Watch what you drink in clubs
Many news reports and statements from visitors to certain Caribbean island nations have suggested that bartenders or patrons of these bars have been known to use so-called "date rape drugs," e.g., GHB and Rohypnol (roofies), to take advantage of unsuspecting female patrons, with others suggesting that such drugs are used to render specifically targeted women unconscious in order to facilitate their transportation as victims of white slavery kidnappings. The truth of such allegations of drug-induced white slavery are unknown, and the statistics to support this belief as directed against American women in these bars are nonexistent.
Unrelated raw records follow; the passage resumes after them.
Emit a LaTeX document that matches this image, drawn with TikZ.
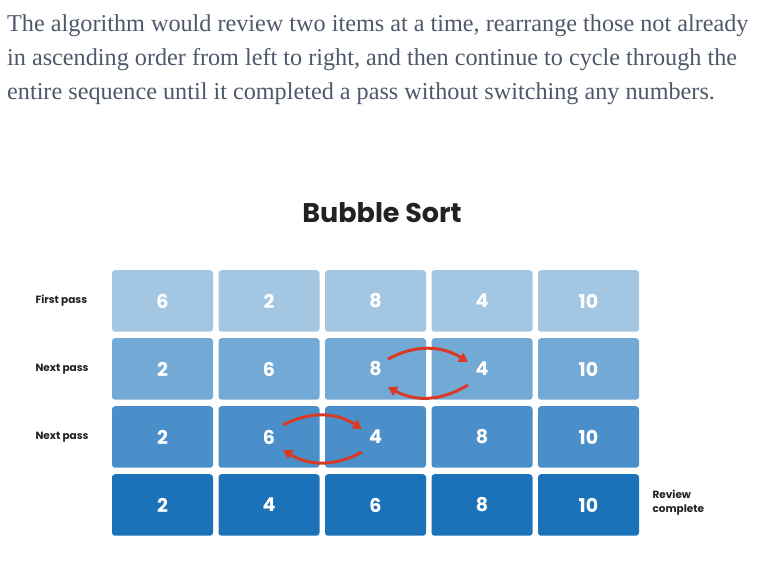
\documentclass[tikz,border=0pt]{standalone}
\usepackage{fontspec}
\setmainfont{Liberation Serif}
\setsansfont{Poppins}
\newfontfamily\parafont{Liberation Serif}
\usetikzlibrary{arrows.meta,positioning}
\definecolor{passA}{HTML}{A3C7E3}
\definecolor{passB}{HTML}{72A9D5}
\definecolor{passC}{HTML}{4A8FC9}
\definecolor{passD}{HTML}{1B72B9}
\definecolor{swapred}{HTML}{D83A26}
\definecolor{paragrey}{HTML}{4E586A}
\definecolor{titleblack}{HTML}{222222}
\begin{document}
\begin{tikzpicture}[x=1pt,y=1pt,
            % Styles for cells, labels and swap arrows
            cell/.style={rectangle, rounded corners=3pt, minimum width=101pt,
              minimum height=61.5pt, inner sep=0pt, text=white,
              font=\sffamily\bfseries\fontsize{19}{19}\selectfont},
            passlabel/.style={anchor=west, align=left, text=titleblack,
              font=\sffamily\bfseries\fontsize{10.5}{14}\selectfont},
            paraline/.style={anchor=base west, inner sep=0pt, text=paragrey,
              font=\parafont\fontsize{24.2}{24.2}\selectfont},
            swap/.style={-{Triangle[length=9pt,width=10pt]}, line width=3pt,
              swapred, bend left=30},
            ]

            % Canvas
            \useasboundingbox (0,0) rectangle (761,572);

            % Paragraph
            \node[paraline] (T1) at (7,540) {The algorithm would review two items at a time, rearrange those not already};
            \node[paraline] (T2) at (7,506) {in ascending order from left to right, and then continue to cycle through the};
            \node[paraline] (T3) at (7,472) {entire sequence until it completed a pass without switching any numbers.};

            % Title
            \node[anchor=base, text=titleblack,
              font=\sffamily\bfseries\fontsize{27}{27}\selectfont] (title) at (382,349) {Bubble Sort};

            % Rows of cells
            \foreach \v [count=\j] in {6,2,8,4,10}
                \node[cell, fill=passA] (b1\j) at (56+106.5*\j,271) {\v};
            \foreach \v [count=\j] in {2,6,8,4,10}
                \node[cell, fill=passB] (b2\j) at (56+106.5*\j,203) {\v};
            \foreach \v [count=\j] in {2,6,4,8,10}
                \node[cell, fill=passC] (b3\j) at (56+106.5*\j,135) {\v};
            \foreach \v [count=\j] in {2,4,6,8,10}
                \node[cell, fill=passD] (b4\j) at (56+106.5*\j,67) {\v};

            % Row labels
            \node[passlabel] (L1) at (32,271) {First pass};
            \node[passlabel] (L2) at (32,203) {Next pass};
            \node[passlabel] (L3) at (32,135) {Next pass};
            \node[passlabel] (L4) at (649,69) {Review\\complete};

            % Swap 8 and 4
            \draw[swap] ([shift={(12.5,10)}]b23.center) to ([shift={(-14,7)}]b24.center);
            \draw[swap] ([shift={(-14,-16)}]b24.center) to ([shift={(12.5,-18)}]b23.center);

            % Swap 6 and 4
            \draw[swap] ([shift={(14,12)}]b32.center) to ([shift={(-13.5,8)}]b33.center);
            \draw[swap] ([shift={(-13.5,-15)}]b33.center) to ([shift={(14,-13)}]b32.center);

        \end{tikzpicture}
\end{document}
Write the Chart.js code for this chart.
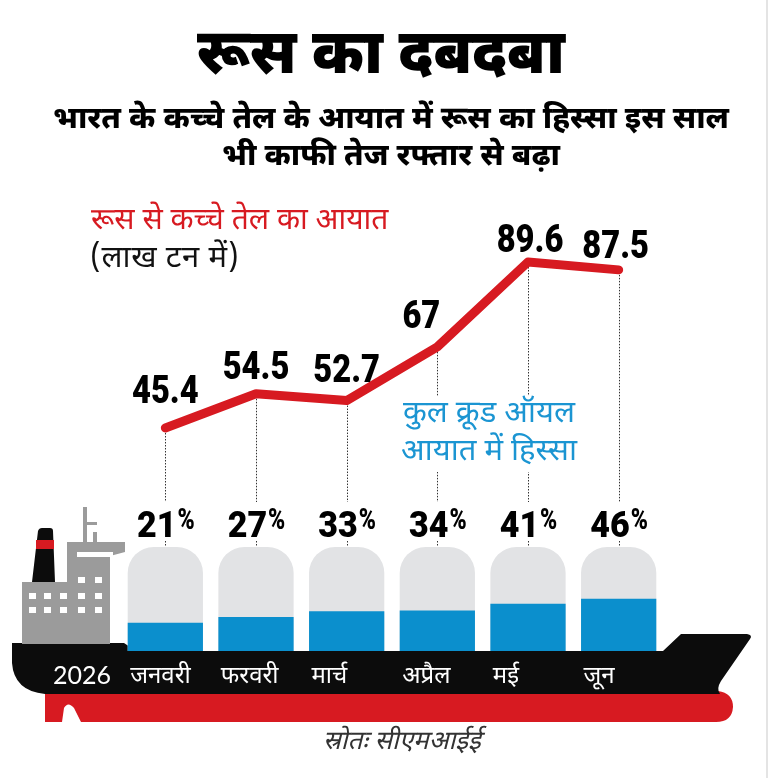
<!DOCTYPE html>
<html>
<head>
<meta charset="utf-8">
<script src="https://cdn.jsdelivr.net/npm/chart.js@4.4.1/dist/chart.umd.min.js"></script>
<style>
    html, body { margin: 0; padding: 0; background: #fff; }
    body { width: 770px; height: 778px; position: relative; overflow: hidden;
           font-family: "Noto Sans Devanagari", "Lohit Devanagari", "Noto Sans", sans-serif; }
    #wrap { position: absolute; left: 0; top: 0; width: 770px; height: 778px; }
    .txt { position: absolute; white-space: nowrap; }
    #title { left: -4px; width: 770px; top: 17px; text-align: center; font-size: 63px; font-weight: 900; color: #000;
             transform: scaleX(0.95); }
    #subtitle { left: 6px; width: 770px; top: 102px; text-align: center; font-size: 31px; font-weight: 800; line-height: 37px; color: #000; }
    #legendRed { left: 91px; top: 202px; font-size: 30px; color: #d71a21; }
    #legendUnit { left: 90px; top: 239px; font-size: 31px; letter-spacing: 0.6px; color: #111; }
    #legendBlue { left: 396px; top: 396px; width: 186px; text-align: center; font-size: 31px; line-height: 38px; color: #1b95d2; background: #fff; }
    #source { left: 323px; top: 726px; font-size: 26px; font-style: italic; color: #333; }
    #edge { position: absolute; left: 766px; top: 0; width: 2px; height: 778px; background: #e4e4e4; }
</style>
</head>
<body>
<div id="wrap"><canvas id="shipChart" width="770" height="778"></canvas></div>
<div class="txt" id="title">रूस का दबदबा</div>
<div class="txt" id="subtitle">भारत के कच्चे तेल के आयात में रूस का हिस्सा इस साल<br>भी काफी तेज रफ्तार से बढ़ा</div>
<div class="txt" id="legendRed">रूस से कच्चे तेल का आयात</div>
<div class="txt" id="legendUnit">(लाख टन में)</div>
<div class="txt" id="legendBlue">कुल क्रूड ऑयल<br>आयात में हिस्सा</div>
<div class="txt" id="source">स्रोतः सीएमआईई</div>
<div id="edge"></div>

<script>
// data
const months = ['जनवरी', 'फरवरी', 'मार्च', 'अप्रैल', 'मई', 'जून'];
const importFromRussia = [45.4, 54.5, 52.7, 67, 89.6, 87.5];   // lakh tonnes
const russiaShare = [21, 27, 33, 34, 41, 46];                     // % of total crude import
const tankFull = [100, 100, 100, 100, 100, 100];
const yearLabel = '2026';

const RED = '#d71a21';
const BLUE = '#0b8fcd';
const TANK = '#e2e3e5';
const HULL = '#0c0c0c';
const DECK_GREY = '#9b9b9b';
const NUM_FONT = 'Roboto, "Liberation Sans", sans-serif';
const DEV_FONT = '"Noto Sans Devanagari", "Lohit Devanagari", "Noto Sans", sans-serif';

// condensed text: squeeze horizontally around the left edge
function squeezeText(c, str, x, y, sx) {
    c.save();
    c.translate(x, y);
    c.scale(sx, 1);
    c.fillText(str, 0, 0);
    c.restore();
}

// ship hull + superstructure, drawn under the tanks
const shipPlugin = {
    id: 'ship',
    beforeDatasetsDraw(chart) {
        const c = chart.ctx;
        const deck = chart.chartArea.bottom;
        c.save();
        // red keel
        c.fillStyle = RED;
        c.beginPath();
        c.moveTo(45, deck + 40);
        c.lineTo(718, deck + 40);
        c.quadraticCurveTo(733, deck + 42, 733, deck + 56);
        c.quadraticCurveTo(732, deck + 71, 716, deck + 71);
        c.lineTo(81, deck + 71);
        c.lineTo(74, deck + 57);
        c.quadraticCurveTo(68, deck + 50, 64, deck + 57);
        c.lineTo(62, deck + 71);
        c.lineTo(45, deck + 71);
        c.closePath();
        c.fill();
        // black hull
        c.fillStyle = HULL;
        c.beginPath();
        c.moveTo(12, deck - 8);
        c.lineTo(124, deck - 8);
        c.lineTo(136, deck);
        c.lineTo(663, deck);
        c.lineTo(681, deck - 17);
        c.lineTo(747, deck - 17);
        c.quadraticCurveTo(753, deck - 16, 750, deck - 12);
        c.lineTo(721, deck + 30);
        c.quadraticCurveTo(716, deck + 38, 720, deck + 43);
        c.lineTo(45, deck + 43);
        c.quadraticCurveTo(14, deck + 40, 12, deck + 12);
        c.closePath();
        c.fill();
        // superstructure
        c.fillStyle = DECK_GREY;
        c.fillRect(22, deck - 69, 88, 62);
        c.beginPath();
        c.moveTo(67, deck - 109);
        c.lineTo(125, deck - 109);
        c.lineTo(125, deck - 99);
        c.lineTo(110, deck - 95);
        c.lineTo(110, deck - 7);
        c.lineTo(67, deck - 7);
        c.closePath();
        c.fill();
        c.fillRect(83, deck - 144, 4, 36);
        c.fillRect(86, deck - 129, 11, 3);
        c.fillRect(93, deck - 119, 4, 11);
        // funnel
        c.fillStyle = HULL;
        c.beginPath();
        c.moveTo(32, deck - 69);
        c.lineTo(38, deck - 120);
        c.quadraticCurveTo(39, deck - 123, 42, deck - 123);
        c.lineTo(50, deck - 123);
        c.quadraticCurveTo(53, deck - 123, 53, deck - 120);
        c.lineTo(55, deck - 69);
        c.closePath();
        c.fill();
        c.fillStyle = RED;
        c.fillRect(36, deck - 111, 18, 9);
        // windows
        c.fillStyle = '#fff';
        c.fillRect(77, deck - 99, 36, 5);
        [78, 95].forEach(x => c.fillRect(x, deck - 74, 7, 6));
        [29, 44, 60, 78, 95].forEach(x => {
            c.fillRect(x, deck - 58, 7, 6);
            c.fillRect(x, deck - 44, 7, 6);
        });
        // dotted guides from each line point to its tank
        const pts = chart.getDatasetMeta(0).data;
        c.strokeStyle = '#333';
        c.lineWidth = 1;
        c.setLineDash([1.5, 1.5]);
        pts.forEach(p => {
            const x = Math.round(p.x) + 0.5;
            c.beginPath();
            c.moveTo(x, p.y + 5);
            c.lineTo(x, deck - 149);
            c.moveTo(x, deck - 110);
            c.lineTo(x, deck - 104);
            c.stroke();
        });
        c.restore();
    },
    afterDraw(chart) {
        const c = chart.ctx;
        const deck = chart.chartArea.bottom;
        const xs = chart.scales.x;
        const pts = chart.getDatasetMeta(0).data;
        const shift = [[0, -25], [0, -15], [0, -19], [-16, -19], [2, -10], [-3, -12]];
        const sx = 0.86;
        c.save();
        c.fillStyle = '#000';
        c.textAlign = 'left';
        c.textBaseline = 'alphabetic';
        c.font = '900 38px ' + NUM_FONT;
        pts.forEach((p, i) => {
            const s = String(importFromRussia[i]);
            const w = c.measureText(s).width * sx;
            squeezeText(c, s, p.x + shift[i][0] - w / 2, p.y + shift[i][1], sx);
        });
        // share labels over tanks
        russiaShare.forEach((v, i) => {
            const cx = xs.getPixelForValue(i);
            c.font = '900 37px ' + NUM_FONT;
            const w1 = c.measureText(String(v)).width * 0.92;
            c.font = '900 29px ' + NUM_FONT;
            const w2 = c.measureText('%').width * 0.8;
            const left = cx - (w1 + w2) / 2;
            c.font = '900 37px ' + NUM_FONT;
            squeezeText(c, String(v), left, deck - 114, 0.92);
            c.font = '900 29px ' + NUM_FONT;
            squeezeText(c, '%', left + w1 + 1, deck - 122, 0.8);
        });
        // month names on the hull
        c.fillStyle = '#fff';
        c.font = '24px ' + DEV_FONT;
        months.forEach((m, i) => {
            const x0 = xs.getPixelForValue(i) - xs.width / months.length * 0.41;
            c.fillText(m, x0 + 2, deck + 32);
        });
        c.font = '25px Lato, "Open Sans", sans-serif';
        c.fillText(yearLabel, 53, deck + 33);
        c.restore();
    }
};

const ctx = document.getElementById('shipChart').getContext('2d');
const shipChart = new Chart(ctx, {
    data: {
        labels: months,
        datasets: [{
            type: 'line',
            label: 'रूस से कच्चे तेल का आयात',
            data: importFromRussia,
            yAxisID: 'y',
            borderColor: RED,
            borderWidth: 9,
            borderCapStyle: 'round',
            borderJoinStyle: 'round',
            pointRadius: 0,
            tension: 0,
            order: 0
        }, {
            type: 'bar',
            label: 'हिस्सा',
            data: russiaShare,
            yAxisID: 'y2',
            base: -8.3,
            backgroundColor: BLUE,
            grouped: false,
            barPercentage: 0.83,
            categoryPercentage: 1,
            order: 1
        }, {
            type: 'bar',
            label: 'टैंक',
            data: tankFull,
            yAxisID: 'y2',
            base: -8.3,
            backgroundColor: TANK,
            borderRadius: { topLeft: 26, topRight: 26, bottomLeft: 0, bottomRight: 0 },
            borderSkipped: false,
            grouped: false,
            barPercentage: 0.83,
            categoryPercentage: 1,
            order: 2
        }]
    },
    options: {
        responsive: false,
        animation: false,
        events: [],
        layout: { padding: { left: 120, right: 106, top: 240, bottom: 127 } },
        plugins: { legend: { display: false }, tooltip: { enabled: false } },
        scales: {
            x: { type: 'category', display: false, offset: true },
            y: { display: false, min: -13.98, max: 95.45 },
            y2: { display: false, min: -8.3, max: 419.7 }
        }
    },
    plugins: [shipPlugin]
});
</script>
</body>
</html>
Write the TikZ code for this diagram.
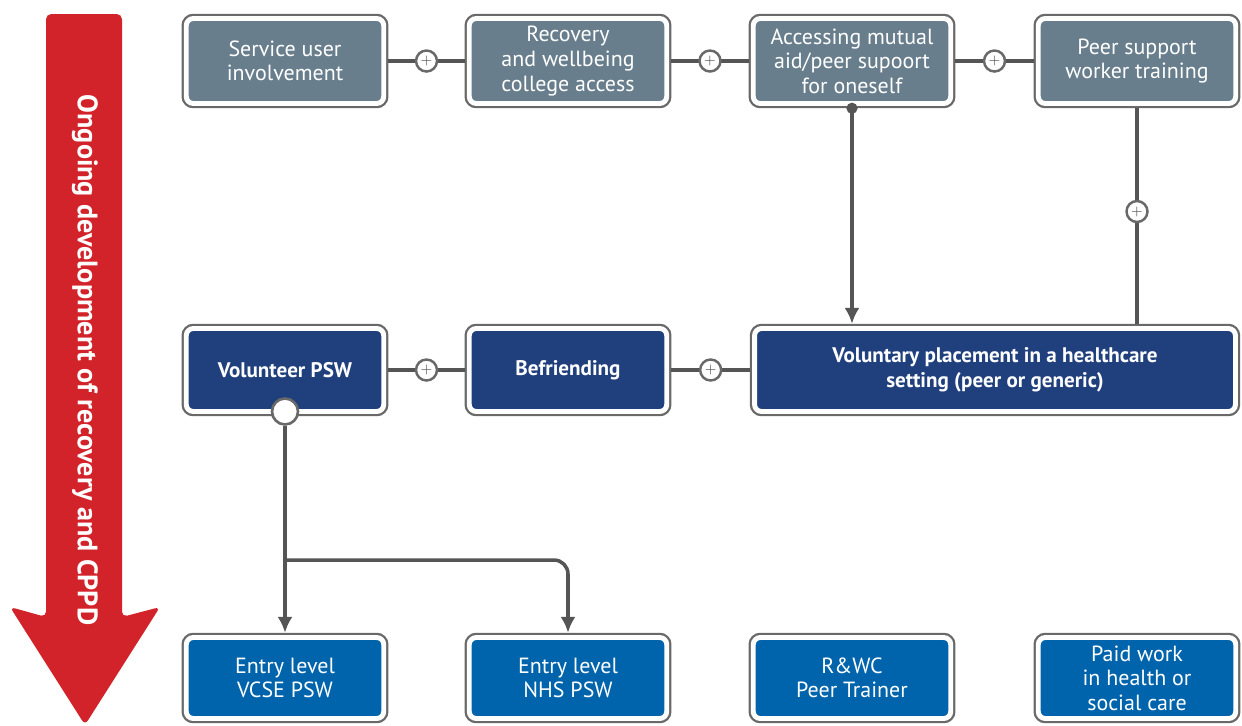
\documentclass[tikz,border=0pt]{standalone}
\usepackage{fontspec}
\setmainfont{PT Sans}
\usetikzlibrary{arrows.meta, positioning}
\definecolor{TrainColor}{RGB}{104,126,141}
\definecolor{VolunteerColor}{RGB}{32,63,125}
\definecolor{RoleColor}{RGB}{0,100,173}
\definecolor{FrameColor}{RGB}{105,105,105}
\definecolor{LinkColor}{RGB}{85,85,85}
\definecolor{ArrowRed}{RGB}{210,35,42}

\begin{document}
\begin{tikzpicture}[
    x=0.02cm, y=-0.02cm,
    >=Latex,
    stage/.style={
        rounded corners=4pt, draw=white, line width=2.8pt, outer sep=0pt,
        preaction={draw=FrameColor, line width=5.4pt},
        minimum width=3.95cm, minimum height=1.7cm, align=center,
        text=white, inner sep=2pt, font=\fontsize{12.5}{14}\selectfont
    },
    train/.style={stage, fill=TrainColor},
    vol/.style={stage, fill=VolunteerColor, minimum height=1.66cm,
        font=\bfseries\fontsize{12}{14}\selectfont},
    role/.style={stage, fill=RoleColor, minimum height=1.62cm},
    link/.style={draw=LinkColor, line width=2pt,
        shorten <=2.7pt, shorten >=2.7pt},
    arr/.style={link, -{Latex[length=9pt, width=8.5pt]}},
    plus/.style={
        circle, draw=FrameColor, line width=1.4pt, fill=white,
        minimum size=0.42cm, inner sep=0pt, text=LinkColor,
        font=\bfseries\footnotesize
    },
    hub/.style={
        circle, draw=FrameColor, line width=1.5pt, fill=white,
        minimum size=0.52cm, inner sep=0pt
    },
]

\useasboundingbox (0,0) rectangle (1242,725);

%% Red arrow
\fill[ArrowRed, rounded corners=3pt]
    (46,617) -- (46,14) -- (122,14) -- (122,617)
    -- (160,607) -- (85,725) -- (10,607) -- cycle;
\node[rotate=-90, text=white, font=\bfseries\fontsize{16}{18}\selectfont]
    (cppd) at (85,360) {Ongoing development of recovery and CPPD};

%% Training row
\node[train] (sui) at (285,61)  {Service user\\involvement};
\node[train] (rwc) at (568,61)  {Recovery\\and wellbeing\\college access};
\node[train] (mut) at (852,61)  {Accessing mutual\\aid/peer supoort\\for oneself};
\node[train] (psw) at (1137,61) {Peer support\\worker training};

\draw[link] (sui) -- node[plus] {$+$} (rwc);
\draw[link] (rwc) -- node[plus] {$+$} (mut);
\draw[link] (mut) -- node[plus] {$+$} (psw);

%% Volunteer row
\node[vol] (vpsw) at (285,370) {Volunteer PSW};
\node[vol] (bef)  at (568,370) {Befriending};
\node[vol, minimum width=9.62cm] (place) at (995,370)
    {Voluntary placement in a healthcare\\setting (peer or generic)};

\draw[link] (vpsw) -- node[plus] {$+$} (bef);
\draw[link] (bef) -- node[plus] {$+$} (place);

\draw[arr] (mut.south) -- (mut.south |- place.north);
\fill[LinkColor] ([yshift=-2.7pt]mut.south) circle (3.2pt);
\draw[link] (psw.south) -- node[plus, pos=0.48] {$+$} (psw.south |- place.north);

%% Roles row
\node[role] (vcse)    at (285,678)  {Entry level\\VCSE PSW};
\node[role] (nhs)     at (568,678)  {Entry level\\NHS PSW};
\node[role] (trainer) at (852,678)  {R\&WC\\Peer Trainer};
\node[role] (paid)    at (1137,678) {Paid work\\in health or\\social care};

\node[hub] (fork) at (vpsw.south) {};
\coordinate (split) at (285,560);
\draw[arr, shorten <=0pt] (fork) -- (vcse);
\draw[arr, shorten <=0pt, rounded corners=8pt] (split) -| (nhs);

\end{tikzpicture}
\end{document}
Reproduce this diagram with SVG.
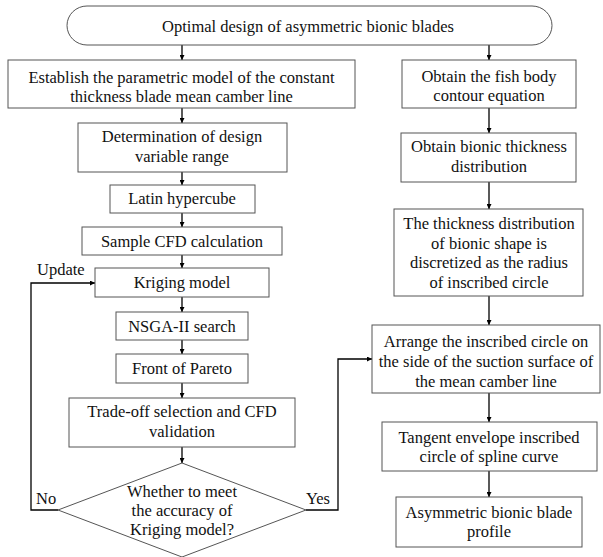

We note, however, that these drugs are available around the world and have previously been used to gain advantage of otherwise innocent women, although to be fair to the islands, such usage with illicit sexual intent has been reported a number of times in the United States.

How traffickers get their victims
The victims of white slave sex trafficking across the world are usually women and girls, although young boys are also victimized. Depending on the country and the age and sex of the potential victims, there are common methods used to lure them into white slavery, to include 1) being sold or traded by your parents, spouse or boyfriend; 2) being provided with a false promise of employment in another country; 3) traveling in furtherance of a fictitious promise of marriage; and, 4) being kidnapped and carried away by human traffickers. No matter the ploy or method used to get a victim to descend into this kind of living hell, once there they face the prospect of continual rape, beatings, emotional abuse, lack of proper food and medical care, the forced consumption of drugs and alcohol, and other vile punishments. Related physical health issues are as bad if not worse. To survive, a victim must learn to separate her mind from her body, convincing herself that she is not really there as she is continuously victimized. That is probably the only way someone could emotionally survive such a horrific ordeal.

There is a psychological phenomenon known as "identification with the aggressor," one that differs from the "Stockholm Syndrome" that I discussed in a previous article. This is a form of survival behavior in which the victim responds to the threat and fear of injury or death. She is "grateful" not to be severely injured or killed by her captor, and may believe that her captor is the only one that can protect her. Therefore, she does whatever she is told to do in a very compliant manner, perhaps even ignoring the opportunity to escape for fear of losing her captor's protection.